Blaze has been interpreted in relation to the Precision Optics and Roto-Relief series of Marcel Duchamp, while the black-and-white color-palette and vortex-like form also suggest an affinity with the Vorticist painter and camouflage designer Edward Wadsworth. Riley's work has also been seen to convey a fascination with bodily and organic rhythms, and with landscape painting in the tradition of Seurat: indeed, more than any other figure, Riley has been concerned - as both artist and curator - to show the origins of Kinetic Art in the painting styles of the late-19th century. Her work thus shows the depth of Op Art's historical roots, and, for this reason and because of its sheer technical brilliance, represents a vital contribution to the genre.
Screen print on paper - Tate, London
The Groupe de Recherche d'Art Visuel or GRAV, established in Paris in 1960, was made up of 11 Optic and Kinetic artists, including significant individual artists such as Julio Le Parc, Vera Molnár, François Morellet, Francisco Sabrino, and Jean-Pierre Yvaral (Victor Vasarely's son). For the Paris Biennale in 1963, GRAV constructed one of its various 1960s works known as "labyrinths", interactive mazes through which spectators were invited to walk, engaging en route with various effects of light-play and movement.

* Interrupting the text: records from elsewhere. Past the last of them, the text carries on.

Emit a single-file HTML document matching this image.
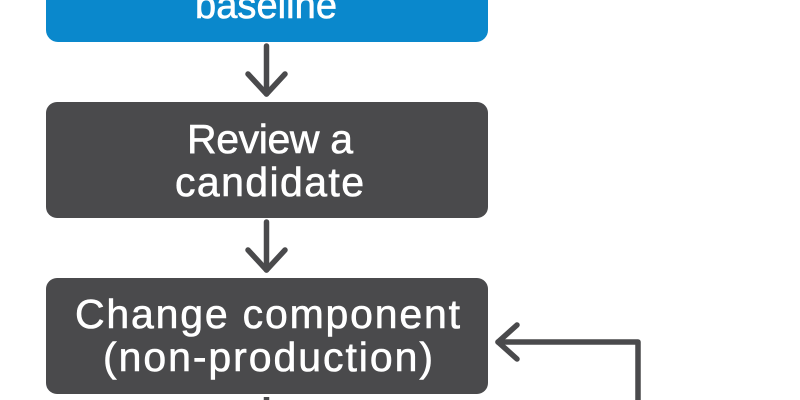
<!DOCTYPE html>
<html>
<head>
<meta charset="utf-8">
<style>
  html, body { margin: 0; padding: 0; background: #ffffff; }
  body { width: 800px; height: 400px; overflow: hidden; }
  svg { display: block; }
  text { font-family: "Liberation Sans", "DejaVu Sans", sans-serif; fill: #ffffff; font-size: 41px; stroke: #ffffff; stroke-width: 0.6px; }
</style>
</head>
<body>
<svg width="800" height="400" viewBox="0 0 800 400" xmlns="http://www.w3.org/2000/svg">
  <!-- Blue box (top, cut off) -->
  <rect x="46" y="-60" width="442" height="102" rx="12" ry="12" fill="#0a88cc"/>
  <text x="266" y="18" text-anchor="middle" style="font-size:38px" textLength="142" lengthAdjust="spacing">baseline</text>

  <!-- Arrow 1 -->
  <g stroke="#4a4a4c" stroke-width="5.5" fill="none" stroke-linecap="round" stroke-linejoin="round">
    <line x1="266.5" y1="46" x2="266.5" y2="94"/>
    <polyline points="248,74 266.5,94 285,74"/>
  </g>

  <!-- Box 2 -->
  <rect x="46" y="102" width="442" height="116" rx="11" ry="11" fill="#4a4a4c"/>
  <text x="270" y="153" text-anchor="middle" textLength="166" lengthAdjust="spacing">Review a</text>
  <text x="269.5" y="196" text-anchor="middle" textLength="189" lengthAdjust="spacing">candidate</text>

  <!-- Arrow 2 -->
  <g stroke="#4a4a4c" stroke-width="5.5" fill="none" stroke-linecap="round" stroke-linejoin="round">
    <line x1="266.5" y1="222" x2="266.5" y2="270"/>
    <polyline points="248,250 266.5,270 285,250"/>
  </g>

  <!-- Box 3 -->
  <rect x="46" y="278" width="442" height="116" rx="11" ry="11" fill="#4a4a4c"/>
  <text x="267.5" y="328" text-anchor="middle" textLength="385" lengthAdjust="spacing">Change component</text>
  <text x="268" y="371" text-anchor="middle" textLength="330" lengthAdjust="spacing">(non-production)</text>

  <!-- Line below box 3 -->
  <line x1="266.5" y1="397" x2="266.5" y2="404" stroke="#4a4a4c" stroke-width="5.5"/>

  <!-- Feedback arrow -->
  <g stroke="#4a4a4c" stroke-width="5.5" fill="none" stroke-linecap="round" stroke-linejoin="round">
    <polyline points="638,404 638,342 498,342"/>
    <polyline points="517,325 498,342 517,359"/>
  </g>
</svg>
</body>
</html>
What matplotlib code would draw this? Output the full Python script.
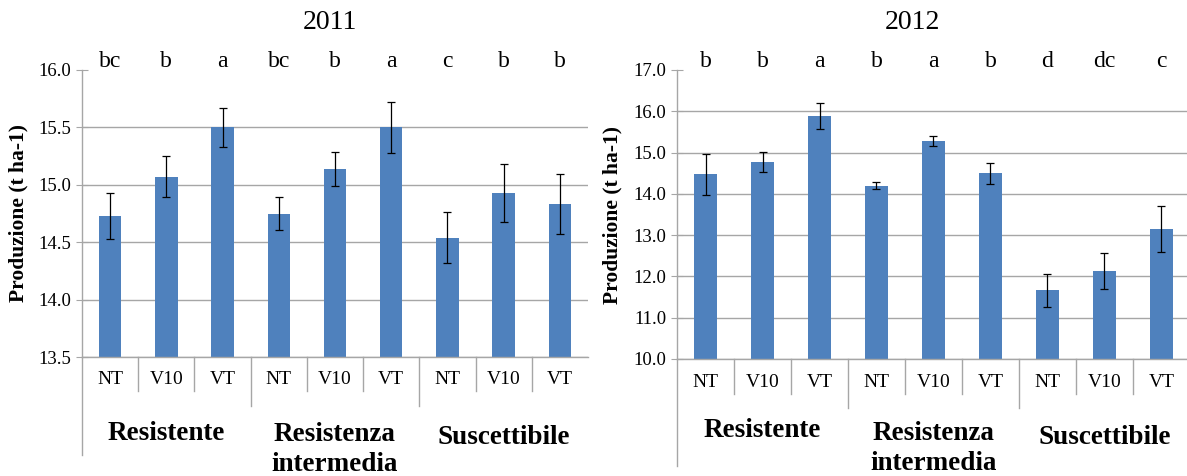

The 1963 labyrinth involved light-sources placed behind perforated screens or arranged in sculptural shapes, wall-mounted reliefs, mobile bridges, and various other kinetic-sculptural elements arranged into twenty distinct environmental sections.
Influenced by Vasarely, artists such as the Argentinian Julio Le Parc - now perhaps the best-known of the GRAV artists - set about furthering his experiments in various respects. In integrating the effects of Kinetic art into walk-through environments, for example, the GRAV artists took the emphasis on viewer-engagement implicit in Vasarely's optical illusions one step further, literally inviting viewers into their artworks, and thereby encouraging highly subjective encounters with those works. The artists of GRAV, like the early pioneers of Kinetic art, also placed great emphasis on the potential social significance of their work, suggesting in their manifestos and critical statements - such as "Enough Mystification", published to coincide with the 1963 Biennale - that new forms of visual experience might herald new forms of collective cultural and social experience. By pooling their resources, and by placing emphasis on "research" rather than subjective inspiration, the group also emphasized the idea of collective intelligence over individual genius, another implicitly political gesture.
Though the activities of GRAV, like the Kinetic art movement in general, did not outlast the 1960s, their collective endeavors over that decade stand as one of the most significant monuments to the impact and widespread acceptance of ideas associated with Kinetic art during the 1950s-60s. Moreover, in moving from Kinetic to Interactive Art, the artists of GRAV predicted one of the many ways in which the ideas of Kinetic art would outlast the movement itself.